Try this for example:
Suppose a, b, m are integers such that a < 3m + 1 and b < 2m + 1. Then a ≤ 3m and b ≤ 2m. Therefore 2a ≤ 6m and 3b ≤ 6m. Adding these inequalities, 2a + 3b ≤ 12m. It follows that 2a + 3b < 12m + 1. We assumed a < 3m + 1 and b < 2m + 1, and deduced 2a + 3b < 12m + 1. This proves the contrapositive: If 2a + 3b ≥ 12m + 1, then a ≥ 3m + 1 or b ≥ 2m + 1. Remarks. This is not true for a, b, m real numbers instead of integers. For example, take m = 0, a = 1/2, b = 1/3. Then 2a + 3b = 2 and 12m + 1 = 1, so 2a + 3b ≥ 12m + 1, yet a < 3m + 1 and b < 2m + 1. So the hypothesis that a, b, m are integers can not be ignored.
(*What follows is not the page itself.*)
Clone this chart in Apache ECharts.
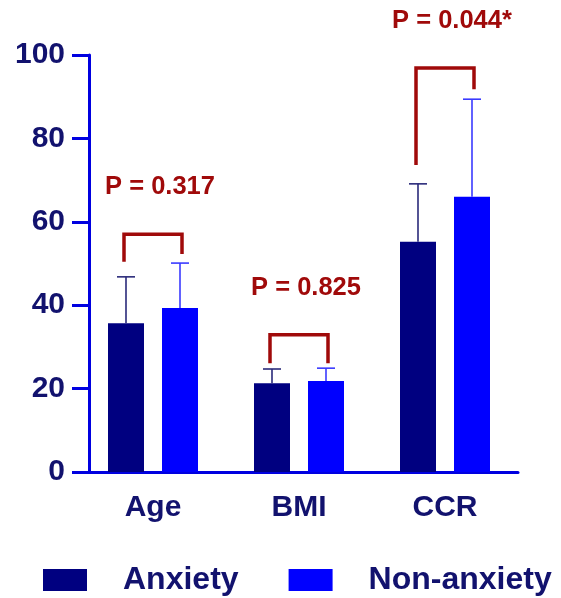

Also note that the negation of “a ≥ 3m + 1 or b ≥ 2m + 1” is “a < 3m + 1 and b < 2m + 1”. The original conclusion (a ≥ 3m+1 or b ≥ 2m+1) is true if either condition is true, or both; it is false if both conditions are false, i.e., a < 3m + 1 and b < 2m + 1. Here is a different way to understand it. Assume that it is NOT true that a ≥ 3m + 1 or b ≥ 2m + 1. In other words we are assuming NOT(a ≥ 3m + 1 or b ≥ 2m + 1). Then neither one of them can be true, so both a < 3m + 1 and b < 2m + 1.
I hope this helps you. This example will help your algebra.